The Economist reports:
ON A recent trip to America, Nicolas Sarkozy, France’s president, could not resist the temptation to needle his hosts. Just before the visit his American counterpart, Barack Obama, had secured Congressional approval of a plan for a dramatic expansion of the country’s health-insurance market. Observing that America is the only wealthy country to lack universal health coverage, Mr Sarkozy sniffed: “Welcome to the club of states who don’t turn their back on the sick and the poor.”
Look here, Monsieur Grenouille Président. America does offer treatment to the sick and the poor through hospital emergency rooms. (And despite the new law, that’s where their treatment is likely to remain.) If you want to see what it looks like to turn your back on the sick and the poor, I suggest looking a bit closer to home:
The death toll in France from August’s blistering heat wave has reached nearly 15,000, according to a government-commissioned report released Thursday, surpassing a prior tally by more than 3,000. . .
The bulk of the victims — many of them elderly — died during the height of the heat wave, which brought suffocating temperatures of up to 104 degrees in a country where air conditioning is rare. Others apparently were greatly weakened during the peak temperatures but did not die until days later.
The new estimate comes a day after the French Parliament released a harshly worded report blaming the deaths on a complex health system, widespread failure among agencies and health services to coordinate efforts, and chronically insufficient care for the elderly. . .
The heat wave swept across much of Europe, but the death toll was far higher in France than in any other country.

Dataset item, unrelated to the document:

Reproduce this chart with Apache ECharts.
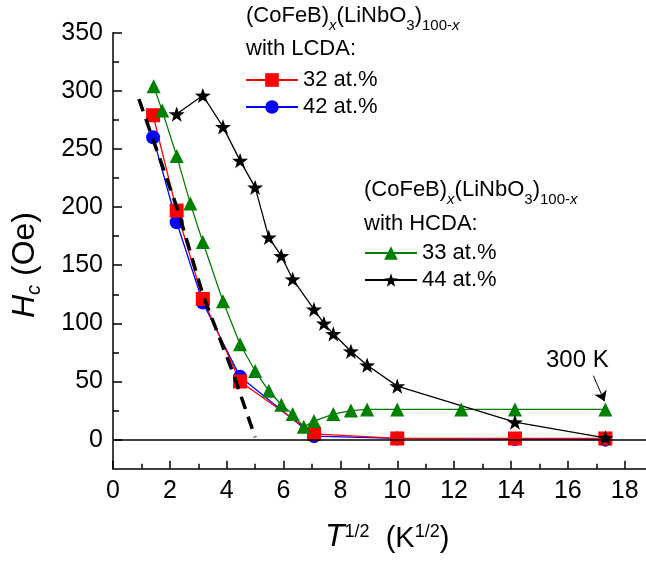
<!DOCTYPE html>
<html>
<head>
<meta charset="utf-8">
<script src="https://cdn.jsdelivr.net/npm/echarts@6/dist/echarts.min.js"></script>
<style>
    html, body { margin: 0; padding: 0; background: #fff; }
    #chart { width: 646px; height: 562px; }
</style>
</head>
<body>
<div id="chart"></div>
<script>
// T^1/2 values (K^1/2) and coercivity Hc (Oe)
var xLow = [1.41, 2.24, 3.16, 4.47, 7.07, 10, 14.14, 17.32]
var hc32 = [279, 197, 121, 50, 5, 1, 1, 1]
var hc42 = [260, 187, 118, 54, 3, 1, 0.5, 0]

var x33 = [1.43, 1.73, 2.24, 2.72, 3.16, 3.87, 4.47, 5.0, 5.48, 5.92, 6.32, 6.71, 7.07, 7.75, 8.37, 8.94, 10, 12.25, 14.14, 17.32]
var hc33 = [304, 283, 244, 203, 170, 119, 82, 59, 42, 30, 22, 11, 16, 22, 25, 26, 26, 26, 26, 26]

var x44 = [2.24, 3.16, 3.87, 4.47, 5.0, 5.48, 5.92, 6.32, 7.07, 7.42, 7.75, 8.37, 8.94, 10, 14.14, 17.32]
var hc44 = [280, 296, 269, 240, 217, 174, 158, 138, 112, 100, 91, 76, 64, 46, 15, 1.5]

// dashed linear fit
var xFit = [0.91, 2.3, 3.17, 4.23, 5.0]
var hcFit = [293, 196, 124, 57, 2]

var xMajor = [0, 2, 4, 6, 8, 10, 12, 14, 16, 18]
var xMinor = [1, 3, 5, 7, 9, 11, 13, 15, 17]
var yMajor = [0, 50, 100, 150, 200, 250, 300, 350]
var yMinor = [25, 75, 125, 175, 225, 275, 325]

var FONT = '"Liberation Sans", Arial, sans-serif'
var STAR = 'path://M0,-1 L0.235,-0.324 L0.951,-0.309 L0.38,0.124 L0.588,0.809 L0,0.4 L-0.588,0.809 L-0.38,0.124 L-0.951,-0.309 L-0.235,-0.324 Z'

function zip(xs, ys) {
    return xs.map(function (x, i) { return [x, ys[i]] })
}

function xAxisOf(ticks, len, labels, line) {
    return {
        type: 'value', min: 0, max: 18.75, position: 'bottom',
        axisLine: { show: line, onZero: false, lineStyle: { color: '#000', width: 1.5 } },
        axisTick: { show: true, inside: true, length: len, customValues: ticks, lineStyle: { color: '#000', width: 1.5 } },
        axisLabel: { show: labels, customValues: ticks, color: '#000', fontSize: 25, fontFamily: FONT, margin: 10 },
        splitLine: { show: false }
    }
}
function yAxisOf(ticks, len, labels, line) {
    return {
        type: 'value', min: -25, max: 350, position: 'left',
        axisLine: { show: line, onZero: false, lineStyle: { color: '#000', width: 1.5 } },
        axisTick: { show: true, inside: true, length: len, customValues: ticks, lineStyle: { color: '#000', width: 1.5 } },
        axisLabel: { show: labels, customValues: ticks, color: '#000', fontSize: 25, fontFamily: FONT, margin: 10 },
        splitLine: { show: false }
    }
}

var legendBase = {
    orient: 'vertical', padding: 0, itemWidth: 52, itemHeight: 17, itemGap: 5,
    selectedMode: false,
    textStyle: { fontSize: 22, lineHeight: 22, color: '#000', fontFamily: FONT }
}

var rich = {
    a: { fontSize: 22, lineHeight: 24, verticalAlign: 'top', fontFamily: FONT, color: '#000' },
    s: { fontSize: 15, lineHeight: 17, padding: [13, 0, 0, 0], verticalAlign: 'top', fontFamily: FONT, color: '#000' },
    si: { fontSize: 15, lineHeight: 17, padding: [13, 0, 0, 0], verticalAlign: 'top', fontStyle: 'italic', fontFamily: FONT, color: '#000' }
}
var headText = '{a|(CoFeB)}{si|x}{a|(LiNbO}{s|3}{a|)}{s|100-}{si|x}'

var option = {
    animation: false,
    grid: { left: 113, right: 0, top: 32.7, bottom: 93.3, outerBoundsMode: 'none', containLabel: false },
    xAxis: [xAxisOf(xMajor, 8, true, true), xAxisOf(xMinor, 5, false, false)],
    yAxis: [yAxisOf(yMajor, 9, true, true), yAxisOf(yMinor, 6, false, false)],
    legend: [
        Object.assign({}, legendBase, { data: ['32 at.%', '42 at.%'], left: 245, top: 69 }),
        Object.assign({}, legendBase, { data: ['33 at.%', '44 at.%'], left: 364, top: 242 })
    ],
    graphic: [
        { type: 'text', left: 246, top: 5, style: { text: headText, rich: rich } },
        { type: 'text', left: 246, top: 38, style: { text: 'with LCDA:', fontSize: 22, fontFamily: FONT, fill: '#000' } },
        { type: 'text', left: 364, top: 179, style: { text: headText, rich: rich } },
        { type: 'text', left: 364, top: 213, style: { text: 'with HCDA:', fontSize: 22, fontFamily: FONT, fill: '#000' } },
        { type: 'text', left: 546, top: 348, style: { text: '300 K', fontSize: 24, fontFamily: FONT, fill: '#000' } },
        {
            type: 'text', left: 325, top: 521,
            style: {
                text: '{t|T}{p|1/2}{n|  (K}{p|1/2}{n|)}',
                rich: {
                    t: { fontSize: 32, lineHeight: 34, verticalAlign: 'top', fontStyle: 'italic', fontFamily: FONT, fill: '#000' },
                    n: { fontSize: 29, lineHeight: 31, padding: [3, 0, 0, 0], verticalAlign: 'top', fontFamily: FONT, fill: '#000' },
                    p: { fontSize: 18, lineHeight: 18, padding: [2, 0, 0, 0], verticalAlign: 'top', fontFamily: FONT, fill: '#000' }
                }
            }
        },
        {
            type: 'text', x: 9, y: 318, rotation: Math.PI / 2,
            style: {
                text: '{h|H}{c|c}{n| (Oe)}',
                rich: {
                    h: { fontSize: 32, lineHeight: 34, verticalAlign: 'top', fontStyle: 'italic', fontFamily: FONT, fill: '#000' },
                    c: { fontSize: 20, lineHeight: 20, padding: [15, 0, 0, 0], verticalAlign: 'top', fontStyle: 'italic', fontFamily: FONT, fill: '#000' },
                    n: { fontSize: 32, lineHeight: 34, verticalAlign: 'top', fontFamily: FONT, fill: '#000' }
                }
            }
        }
    ],
    series: [
        {
            name: '42 at.%', type: 'line', data: zip(xLow, hc42),
            symbol: 'circle', symbolSize: 14,
            itemStyle: { color: '#0000ff' }, lineStyle: { color: '#0000ff', width: 1.3 }
        },
        {
            name: '32 at.%', type: 'line', data: zip(xLow, hc32),
            symbol: 'rect', symbolSize: 14,
            itemStyle: { color: '#ff0000' }, lineStyle: { color: '#ff0000', width: 1.3 },
            markLine: {
                silent: true, symbol: 'none', label: { show: false },
                lineStyle: { color: '#000', type: 'solid', width: 1.5 },
                data: [{ yAxis: 0 }]
            }
        },
        {
            name: '33 at.%', type: 'line', data: zip(x33, hc33),
            symbol: 'triangle', symbolSize: 14,
            itemStyle: { color: '#008000' }, lineStyle: { color: '#008000', width: 1.3 }
        },
        {
            name: '44 at.%', type: 'line', data: zip(x44, hc44),
            symbol: STAR, symbolSize: 16, symbolKeepAspect: true,
            itemStyle: { color: '#000' }, lineStyle: { color: '#000', width: 1.3 },
            markLine: {
                silent: true, symbol: ['none', 'arrow'], symbolSize: 10, label: { show: false },
                lineStyle: { color: '#000', type: 'solid', width: 1 },
                data: [[{ coord: [16.9, 55] }, { coord: [17.29, 33] }]]
            }
        },
        {
            name: 'fit', type: 'line', data: zip(xFit, hcFit),
            symbol: 'none', z: 5,
            lineStyle: { color: '#000', width: 3.5, type: [13, 8] }
        }
    ]
}

var chart = echarts.init(document.getElementById('chart'), null, { renderer: 'canvas' })
chart.setOption(option)
window.addEventListener('resize', function () {
    chart.resize()
})
</script>
</body>
</html>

How did it happen? Neglect:
The immediate flush of media attention last week centered on the sexier political debate over the slow and initially dismissive reaction by the conservative government of Prime Minister Jean-Pierre Raffarin, much of which was on holiday as the death toll mounted. Raffarin has refused to accept any blame, while President Jacques Chirac was bizarrely silent — and on vacation in Canada — for the duration of the heat wave. When he finally addressed the crisis in televised remarks last Thursday, Chirac avoided finger pointing, instead emphasizing that “family solidarity [and] respect for the aged and handicapped” are necessary to avoid future tragedies. Doctors and health experts, the people no one listened to during the heat wave, are telling a larger, darker story. The heat wave only made visible, they say, a crisis that had been under way for years: a chronically under-funded and understaffed elder care system combined with a national habit of shutting senior citizens out of sight and mind. . .
The majority of this summer’s victims were found dead in homes they occupied alone — or were brought to emergency rooms too dehydrated and weak to be saved. The August vacation period had lowered the staffing levels of rescue squads and hospitals. And well before that, many elderly people had already become cut off from regular human contact.
I hope we’re not joining Mr. Sarkozy’s club. I fear we are.